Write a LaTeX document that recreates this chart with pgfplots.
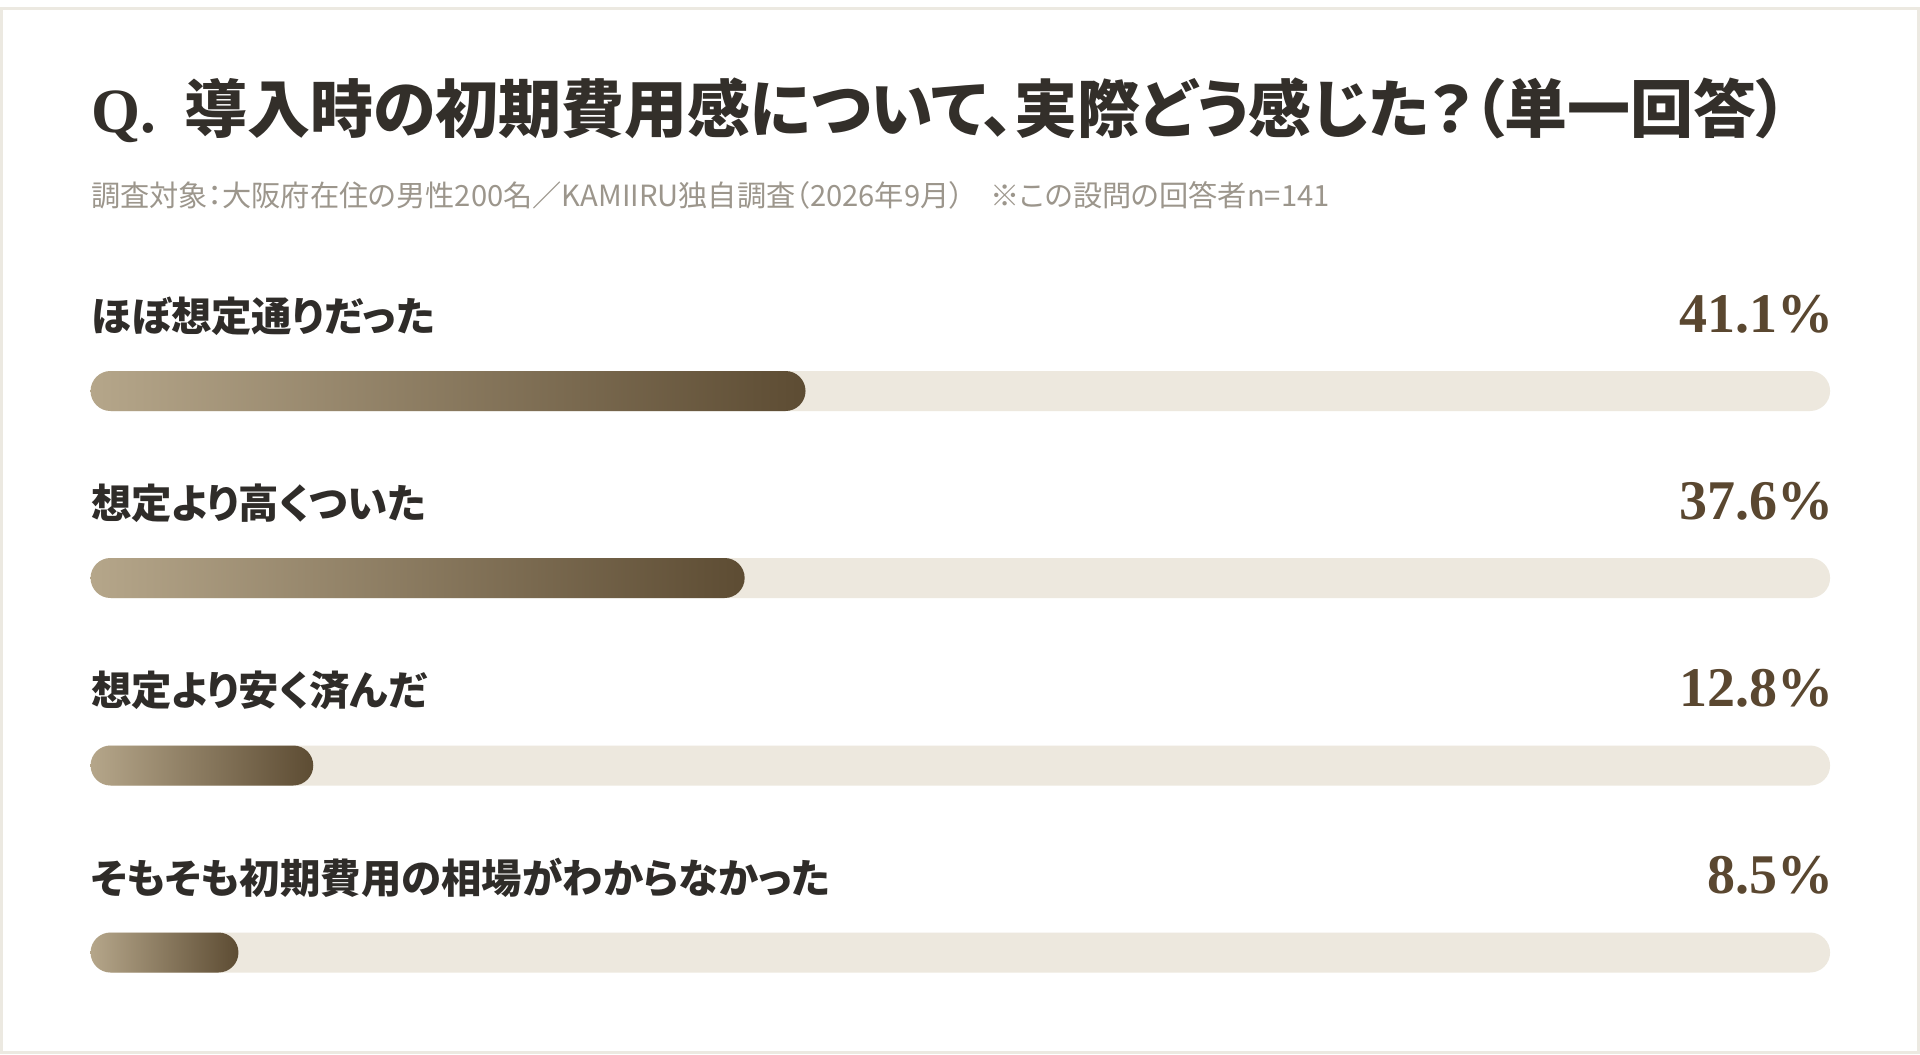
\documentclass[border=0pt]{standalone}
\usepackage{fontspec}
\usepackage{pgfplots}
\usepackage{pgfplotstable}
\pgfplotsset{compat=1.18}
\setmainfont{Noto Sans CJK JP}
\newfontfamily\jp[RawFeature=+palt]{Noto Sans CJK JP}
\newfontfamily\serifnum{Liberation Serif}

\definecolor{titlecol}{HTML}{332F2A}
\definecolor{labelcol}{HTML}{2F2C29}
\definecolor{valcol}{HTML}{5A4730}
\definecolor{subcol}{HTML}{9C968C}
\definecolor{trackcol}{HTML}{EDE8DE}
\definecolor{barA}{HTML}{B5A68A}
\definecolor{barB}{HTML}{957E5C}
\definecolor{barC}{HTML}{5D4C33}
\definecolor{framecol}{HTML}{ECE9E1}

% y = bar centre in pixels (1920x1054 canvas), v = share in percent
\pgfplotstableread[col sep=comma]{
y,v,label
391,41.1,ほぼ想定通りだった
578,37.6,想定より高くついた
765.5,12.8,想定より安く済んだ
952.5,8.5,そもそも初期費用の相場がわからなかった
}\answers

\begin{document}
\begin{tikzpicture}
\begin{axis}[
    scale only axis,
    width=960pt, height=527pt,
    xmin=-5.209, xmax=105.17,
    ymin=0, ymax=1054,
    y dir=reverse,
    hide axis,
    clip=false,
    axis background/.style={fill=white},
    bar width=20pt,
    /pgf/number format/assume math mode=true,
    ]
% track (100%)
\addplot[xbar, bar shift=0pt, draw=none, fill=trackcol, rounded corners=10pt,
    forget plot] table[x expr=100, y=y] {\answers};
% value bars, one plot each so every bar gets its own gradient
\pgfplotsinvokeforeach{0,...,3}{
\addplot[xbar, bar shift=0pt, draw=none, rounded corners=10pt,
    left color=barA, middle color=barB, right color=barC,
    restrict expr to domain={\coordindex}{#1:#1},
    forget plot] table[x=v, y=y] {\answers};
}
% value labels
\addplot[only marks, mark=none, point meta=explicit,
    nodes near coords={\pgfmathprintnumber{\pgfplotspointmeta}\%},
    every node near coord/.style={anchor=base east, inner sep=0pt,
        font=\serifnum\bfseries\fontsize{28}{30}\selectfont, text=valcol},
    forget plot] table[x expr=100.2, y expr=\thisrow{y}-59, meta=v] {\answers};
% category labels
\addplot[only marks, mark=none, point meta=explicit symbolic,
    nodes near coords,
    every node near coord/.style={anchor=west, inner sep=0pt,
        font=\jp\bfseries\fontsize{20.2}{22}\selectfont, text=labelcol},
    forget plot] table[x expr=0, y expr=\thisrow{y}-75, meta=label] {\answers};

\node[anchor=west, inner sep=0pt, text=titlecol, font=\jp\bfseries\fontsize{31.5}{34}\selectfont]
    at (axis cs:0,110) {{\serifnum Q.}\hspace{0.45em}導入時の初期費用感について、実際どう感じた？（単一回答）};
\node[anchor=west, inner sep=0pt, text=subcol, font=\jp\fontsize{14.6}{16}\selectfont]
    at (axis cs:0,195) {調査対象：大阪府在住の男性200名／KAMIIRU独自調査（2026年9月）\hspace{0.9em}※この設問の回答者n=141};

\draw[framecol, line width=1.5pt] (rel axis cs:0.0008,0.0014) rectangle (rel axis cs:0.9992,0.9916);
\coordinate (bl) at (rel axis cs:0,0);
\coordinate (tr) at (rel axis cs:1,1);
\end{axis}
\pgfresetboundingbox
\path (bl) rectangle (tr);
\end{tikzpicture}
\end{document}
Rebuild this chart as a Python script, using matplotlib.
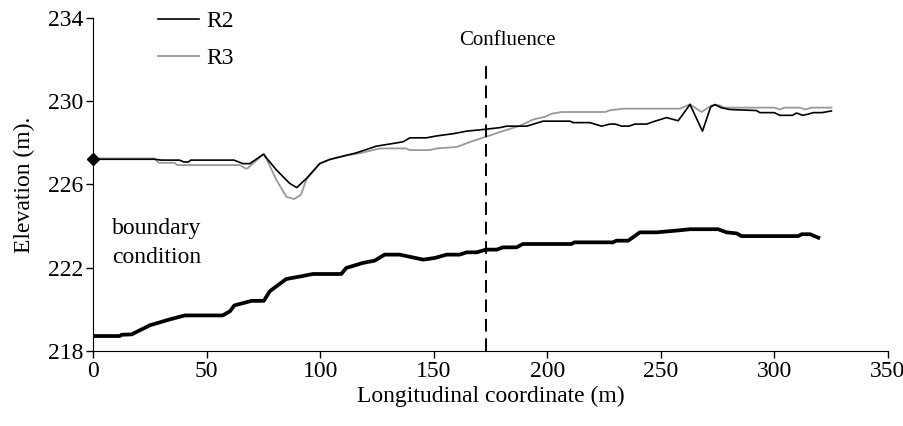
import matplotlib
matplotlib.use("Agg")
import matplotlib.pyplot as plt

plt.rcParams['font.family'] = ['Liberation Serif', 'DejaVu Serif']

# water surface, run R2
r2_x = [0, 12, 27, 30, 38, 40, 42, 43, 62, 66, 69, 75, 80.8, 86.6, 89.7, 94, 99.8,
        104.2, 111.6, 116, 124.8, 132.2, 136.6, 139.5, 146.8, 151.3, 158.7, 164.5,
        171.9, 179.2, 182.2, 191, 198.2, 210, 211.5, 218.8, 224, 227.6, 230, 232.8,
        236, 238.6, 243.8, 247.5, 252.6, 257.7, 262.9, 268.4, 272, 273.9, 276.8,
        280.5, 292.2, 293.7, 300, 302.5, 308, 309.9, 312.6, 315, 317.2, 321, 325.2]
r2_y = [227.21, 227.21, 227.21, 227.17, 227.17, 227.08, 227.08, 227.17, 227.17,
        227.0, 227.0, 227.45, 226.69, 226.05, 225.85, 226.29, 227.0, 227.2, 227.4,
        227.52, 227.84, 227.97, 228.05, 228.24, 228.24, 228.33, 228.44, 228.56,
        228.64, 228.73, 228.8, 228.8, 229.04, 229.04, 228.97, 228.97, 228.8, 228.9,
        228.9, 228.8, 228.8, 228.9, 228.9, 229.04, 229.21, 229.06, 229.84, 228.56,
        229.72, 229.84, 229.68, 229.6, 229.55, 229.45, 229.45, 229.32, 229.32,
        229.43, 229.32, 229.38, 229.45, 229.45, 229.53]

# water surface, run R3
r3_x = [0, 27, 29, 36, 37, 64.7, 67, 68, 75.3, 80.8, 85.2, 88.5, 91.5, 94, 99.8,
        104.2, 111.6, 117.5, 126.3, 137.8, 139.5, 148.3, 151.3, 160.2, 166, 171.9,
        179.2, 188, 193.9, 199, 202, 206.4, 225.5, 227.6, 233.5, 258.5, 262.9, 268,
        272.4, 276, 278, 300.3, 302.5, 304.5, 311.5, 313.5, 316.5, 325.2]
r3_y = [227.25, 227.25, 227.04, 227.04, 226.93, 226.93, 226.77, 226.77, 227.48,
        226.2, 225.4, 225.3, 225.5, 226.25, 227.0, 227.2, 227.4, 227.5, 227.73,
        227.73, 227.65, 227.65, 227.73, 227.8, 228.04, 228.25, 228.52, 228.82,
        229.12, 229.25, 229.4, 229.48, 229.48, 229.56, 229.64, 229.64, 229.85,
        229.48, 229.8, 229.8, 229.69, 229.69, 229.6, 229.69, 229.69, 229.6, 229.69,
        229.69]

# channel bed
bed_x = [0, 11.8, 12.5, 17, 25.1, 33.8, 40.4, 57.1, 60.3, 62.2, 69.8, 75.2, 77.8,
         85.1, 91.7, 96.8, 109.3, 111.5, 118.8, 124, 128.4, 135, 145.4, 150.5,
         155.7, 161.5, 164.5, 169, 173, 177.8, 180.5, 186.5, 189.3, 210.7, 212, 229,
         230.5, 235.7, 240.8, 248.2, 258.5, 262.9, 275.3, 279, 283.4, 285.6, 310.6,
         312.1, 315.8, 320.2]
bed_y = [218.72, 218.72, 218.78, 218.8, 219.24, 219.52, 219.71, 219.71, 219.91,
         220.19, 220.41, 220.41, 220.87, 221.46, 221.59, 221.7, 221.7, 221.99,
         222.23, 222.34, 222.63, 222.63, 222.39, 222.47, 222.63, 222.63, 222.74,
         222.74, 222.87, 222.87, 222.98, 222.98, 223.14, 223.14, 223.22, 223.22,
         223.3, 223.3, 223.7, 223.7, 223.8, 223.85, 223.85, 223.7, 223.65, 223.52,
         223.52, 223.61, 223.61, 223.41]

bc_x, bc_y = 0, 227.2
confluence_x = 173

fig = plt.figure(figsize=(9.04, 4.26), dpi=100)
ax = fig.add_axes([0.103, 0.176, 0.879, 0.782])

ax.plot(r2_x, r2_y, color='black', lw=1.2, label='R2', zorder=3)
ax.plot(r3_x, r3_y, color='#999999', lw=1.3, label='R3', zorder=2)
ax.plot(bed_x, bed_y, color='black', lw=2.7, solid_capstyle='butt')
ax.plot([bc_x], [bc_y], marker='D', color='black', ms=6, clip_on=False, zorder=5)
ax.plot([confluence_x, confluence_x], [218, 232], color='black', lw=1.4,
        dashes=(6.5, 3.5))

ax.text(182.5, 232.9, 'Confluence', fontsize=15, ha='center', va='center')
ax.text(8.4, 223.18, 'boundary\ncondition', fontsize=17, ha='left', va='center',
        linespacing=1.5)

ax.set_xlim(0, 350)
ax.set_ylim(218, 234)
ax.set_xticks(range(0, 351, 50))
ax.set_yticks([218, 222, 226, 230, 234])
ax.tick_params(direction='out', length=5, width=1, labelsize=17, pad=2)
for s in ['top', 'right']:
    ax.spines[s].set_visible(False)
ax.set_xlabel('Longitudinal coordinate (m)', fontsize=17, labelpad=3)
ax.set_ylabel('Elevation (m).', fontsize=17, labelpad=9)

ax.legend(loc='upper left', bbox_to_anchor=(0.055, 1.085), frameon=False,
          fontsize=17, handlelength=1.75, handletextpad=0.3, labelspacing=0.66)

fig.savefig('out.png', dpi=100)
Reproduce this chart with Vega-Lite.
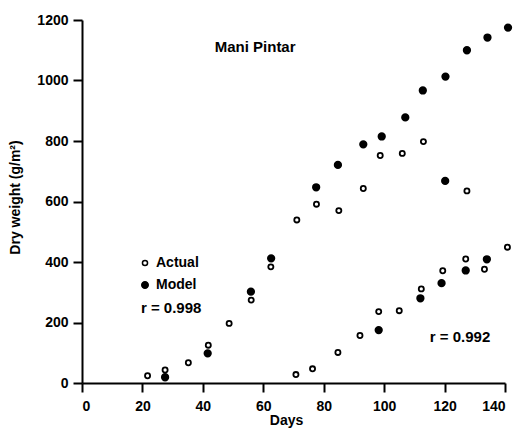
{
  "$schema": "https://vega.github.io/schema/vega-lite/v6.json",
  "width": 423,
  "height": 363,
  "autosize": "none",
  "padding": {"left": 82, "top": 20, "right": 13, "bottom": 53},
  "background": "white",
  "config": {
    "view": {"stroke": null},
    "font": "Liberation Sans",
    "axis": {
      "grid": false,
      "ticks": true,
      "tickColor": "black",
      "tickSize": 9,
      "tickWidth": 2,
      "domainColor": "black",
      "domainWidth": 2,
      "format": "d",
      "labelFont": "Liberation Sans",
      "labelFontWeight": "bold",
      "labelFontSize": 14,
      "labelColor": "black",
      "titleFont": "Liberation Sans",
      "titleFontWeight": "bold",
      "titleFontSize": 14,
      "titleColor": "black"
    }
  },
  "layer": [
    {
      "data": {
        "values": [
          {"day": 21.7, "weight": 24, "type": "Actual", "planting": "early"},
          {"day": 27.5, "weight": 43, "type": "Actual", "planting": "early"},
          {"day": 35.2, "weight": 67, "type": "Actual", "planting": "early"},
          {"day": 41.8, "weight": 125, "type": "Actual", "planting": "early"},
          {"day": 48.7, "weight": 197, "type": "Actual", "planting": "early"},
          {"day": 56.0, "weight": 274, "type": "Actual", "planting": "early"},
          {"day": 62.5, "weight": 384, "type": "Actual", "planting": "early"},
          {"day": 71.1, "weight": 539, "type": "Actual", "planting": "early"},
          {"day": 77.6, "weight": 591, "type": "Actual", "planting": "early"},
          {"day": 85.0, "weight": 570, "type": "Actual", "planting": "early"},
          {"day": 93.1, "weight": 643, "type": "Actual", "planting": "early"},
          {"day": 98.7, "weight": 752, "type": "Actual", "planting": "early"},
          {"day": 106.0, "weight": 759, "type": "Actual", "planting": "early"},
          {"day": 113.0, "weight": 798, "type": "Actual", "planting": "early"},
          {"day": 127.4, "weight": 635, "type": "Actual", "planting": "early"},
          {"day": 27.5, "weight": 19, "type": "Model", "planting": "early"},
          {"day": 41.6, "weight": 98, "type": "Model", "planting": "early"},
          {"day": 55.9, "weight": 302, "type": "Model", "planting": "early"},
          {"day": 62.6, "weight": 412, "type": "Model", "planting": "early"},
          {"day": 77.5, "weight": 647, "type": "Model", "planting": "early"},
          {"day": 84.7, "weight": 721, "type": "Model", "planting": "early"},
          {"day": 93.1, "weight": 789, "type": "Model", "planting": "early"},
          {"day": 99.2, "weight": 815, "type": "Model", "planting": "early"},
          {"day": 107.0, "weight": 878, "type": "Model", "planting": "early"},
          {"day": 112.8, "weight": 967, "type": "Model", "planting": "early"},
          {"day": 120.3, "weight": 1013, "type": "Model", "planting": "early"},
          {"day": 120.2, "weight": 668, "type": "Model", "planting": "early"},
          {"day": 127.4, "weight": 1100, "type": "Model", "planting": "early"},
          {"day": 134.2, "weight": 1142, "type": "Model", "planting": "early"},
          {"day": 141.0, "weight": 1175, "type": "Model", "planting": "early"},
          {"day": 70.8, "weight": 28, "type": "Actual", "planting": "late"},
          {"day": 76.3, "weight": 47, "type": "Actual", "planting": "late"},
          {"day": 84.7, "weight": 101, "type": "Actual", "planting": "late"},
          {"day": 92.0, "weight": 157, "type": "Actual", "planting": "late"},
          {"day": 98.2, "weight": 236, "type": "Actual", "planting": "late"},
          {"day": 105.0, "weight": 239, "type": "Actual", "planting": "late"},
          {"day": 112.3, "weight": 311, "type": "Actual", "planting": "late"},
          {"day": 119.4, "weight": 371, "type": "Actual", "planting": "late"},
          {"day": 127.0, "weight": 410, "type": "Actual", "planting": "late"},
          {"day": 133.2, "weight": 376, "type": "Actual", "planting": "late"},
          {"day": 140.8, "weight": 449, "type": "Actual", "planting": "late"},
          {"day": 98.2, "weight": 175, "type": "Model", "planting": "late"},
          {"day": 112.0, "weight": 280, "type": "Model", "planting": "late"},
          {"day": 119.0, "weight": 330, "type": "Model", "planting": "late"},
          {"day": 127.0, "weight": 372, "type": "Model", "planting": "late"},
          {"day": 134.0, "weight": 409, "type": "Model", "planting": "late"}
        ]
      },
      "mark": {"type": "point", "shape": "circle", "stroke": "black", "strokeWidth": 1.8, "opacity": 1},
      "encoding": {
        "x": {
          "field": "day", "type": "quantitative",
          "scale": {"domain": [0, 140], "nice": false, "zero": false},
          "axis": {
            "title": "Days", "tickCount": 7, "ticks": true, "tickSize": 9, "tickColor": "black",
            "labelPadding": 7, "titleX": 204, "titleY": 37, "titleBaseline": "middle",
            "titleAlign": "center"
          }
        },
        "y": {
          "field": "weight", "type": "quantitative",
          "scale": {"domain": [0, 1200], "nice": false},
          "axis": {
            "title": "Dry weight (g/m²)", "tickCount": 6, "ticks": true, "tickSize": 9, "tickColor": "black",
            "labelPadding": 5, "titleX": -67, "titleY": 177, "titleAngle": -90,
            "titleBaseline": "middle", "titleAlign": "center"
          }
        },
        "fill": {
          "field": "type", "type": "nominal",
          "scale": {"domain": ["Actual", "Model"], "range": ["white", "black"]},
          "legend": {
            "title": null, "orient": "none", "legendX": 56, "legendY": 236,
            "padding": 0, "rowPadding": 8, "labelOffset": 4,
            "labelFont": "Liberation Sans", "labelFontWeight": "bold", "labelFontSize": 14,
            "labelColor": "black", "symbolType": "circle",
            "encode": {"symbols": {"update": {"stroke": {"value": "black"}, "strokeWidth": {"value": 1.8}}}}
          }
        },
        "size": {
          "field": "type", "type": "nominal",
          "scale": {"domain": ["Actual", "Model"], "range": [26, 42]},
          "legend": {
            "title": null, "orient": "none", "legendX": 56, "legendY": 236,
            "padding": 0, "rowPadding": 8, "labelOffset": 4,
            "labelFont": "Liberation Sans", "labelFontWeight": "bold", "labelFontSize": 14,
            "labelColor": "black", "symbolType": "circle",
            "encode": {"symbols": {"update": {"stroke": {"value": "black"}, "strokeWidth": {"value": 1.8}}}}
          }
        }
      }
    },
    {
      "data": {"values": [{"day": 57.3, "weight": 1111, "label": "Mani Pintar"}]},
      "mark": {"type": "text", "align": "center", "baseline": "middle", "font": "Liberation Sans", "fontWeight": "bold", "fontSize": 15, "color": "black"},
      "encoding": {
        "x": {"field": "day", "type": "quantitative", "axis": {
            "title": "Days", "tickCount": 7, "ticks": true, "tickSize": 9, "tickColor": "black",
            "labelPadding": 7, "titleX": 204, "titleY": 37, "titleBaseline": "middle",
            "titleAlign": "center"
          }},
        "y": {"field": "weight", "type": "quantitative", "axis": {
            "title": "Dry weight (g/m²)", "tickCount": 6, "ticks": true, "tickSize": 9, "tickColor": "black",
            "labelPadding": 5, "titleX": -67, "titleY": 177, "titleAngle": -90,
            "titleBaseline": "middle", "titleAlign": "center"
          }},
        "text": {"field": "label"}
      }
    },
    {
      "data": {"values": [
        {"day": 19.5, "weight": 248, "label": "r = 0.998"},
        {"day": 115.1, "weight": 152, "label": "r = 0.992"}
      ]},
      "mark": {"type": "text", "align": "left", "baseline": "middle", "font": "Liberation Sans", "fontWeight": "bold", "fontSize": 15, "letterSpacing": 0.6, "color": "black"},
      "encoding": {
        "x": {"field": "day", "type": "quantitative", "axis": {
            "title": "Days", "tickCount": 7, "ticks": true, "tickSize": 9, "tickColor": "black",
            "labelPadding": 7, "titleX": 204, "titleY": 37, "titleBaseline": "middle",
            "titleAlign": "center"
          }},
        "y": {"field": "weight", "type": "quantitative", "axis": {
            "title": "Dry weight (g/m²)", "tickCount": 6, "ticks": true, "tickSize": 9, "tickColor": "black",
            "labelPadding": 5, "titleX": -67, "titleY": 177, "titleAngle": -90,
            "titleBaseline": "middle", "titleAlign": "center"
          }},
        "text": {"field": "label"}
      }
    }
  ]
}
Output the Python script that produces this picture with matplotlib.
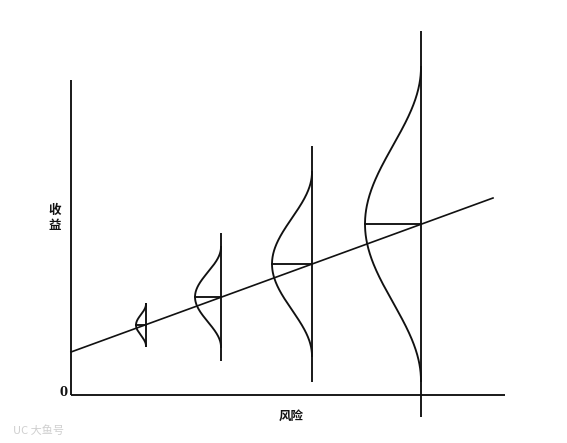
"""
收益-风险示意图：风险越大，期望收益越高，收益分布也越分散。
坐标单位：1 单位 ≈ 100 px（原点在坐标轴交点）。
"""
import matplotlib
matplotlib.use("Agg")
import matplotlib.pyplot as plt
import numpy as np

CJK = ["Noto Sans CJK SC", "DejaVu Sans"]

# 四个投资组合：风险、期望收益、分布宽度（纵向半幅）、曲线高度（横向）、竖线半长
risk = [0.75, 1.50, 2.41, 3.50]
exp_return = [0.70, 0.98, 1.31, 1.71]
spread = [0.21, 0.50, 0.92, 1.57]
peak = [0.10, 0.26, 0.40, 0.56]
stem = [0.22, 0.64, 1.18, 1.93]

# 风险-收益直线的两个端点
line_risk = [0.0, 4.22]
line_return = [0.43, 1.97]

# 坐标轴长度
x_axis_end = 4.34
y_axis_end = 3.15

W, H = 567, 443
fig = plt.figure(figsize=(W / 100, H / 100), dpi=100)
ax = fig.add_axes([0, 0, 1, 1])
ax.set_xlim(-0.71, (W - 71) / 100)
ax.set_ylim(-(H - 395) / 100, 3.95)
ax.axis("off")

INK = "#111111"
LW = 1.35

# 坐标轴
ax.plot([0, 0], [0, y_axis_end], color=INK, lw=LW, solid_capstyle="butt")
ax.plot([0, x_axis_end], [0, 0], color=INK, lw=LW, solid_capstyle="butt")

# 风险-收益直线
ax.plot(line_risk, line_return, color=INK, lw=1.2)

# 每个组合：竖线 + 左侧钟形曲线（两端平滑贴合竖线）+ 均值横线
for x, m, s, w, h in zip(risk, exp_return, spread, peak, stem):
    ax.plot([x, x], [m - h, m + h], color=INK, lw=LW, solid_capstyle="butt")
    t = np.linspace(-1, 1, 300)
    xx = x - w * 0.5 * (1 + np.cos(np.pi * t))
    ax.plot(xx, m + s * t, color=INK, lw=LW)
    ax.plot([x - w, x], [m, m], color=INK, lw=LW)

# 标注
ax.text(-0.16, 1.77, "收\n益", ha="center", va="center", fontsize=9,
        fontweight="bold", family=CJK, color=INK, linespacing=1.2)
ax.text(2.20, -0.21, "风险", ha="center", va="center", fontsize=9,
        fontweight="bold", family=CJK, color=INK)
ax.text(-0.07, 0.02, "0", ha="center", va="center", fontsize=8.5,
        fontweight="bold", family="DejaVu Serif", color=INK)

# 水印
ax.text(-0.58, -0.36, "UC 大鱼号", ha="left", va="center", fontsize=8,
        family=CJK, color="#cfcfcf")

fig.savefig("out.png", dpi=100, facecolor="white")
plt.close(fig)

» TASK DIRECTIONS:
Keep to the lines between the line with "Rebuild this chart" and the line with "plt.rcParams['font.family'] = ['Liberation", inclusive, and transcribe them without pictures.

» FINAL RESULT:
Rebuild this chart as a Python script, using matplotlib.
import matplotlib
matplotlib.use("Agg")
import matplotlib.pyplot as plt

plt.rcParams['font.family'] = ['Liberation Serif', 'DejaVu Serif']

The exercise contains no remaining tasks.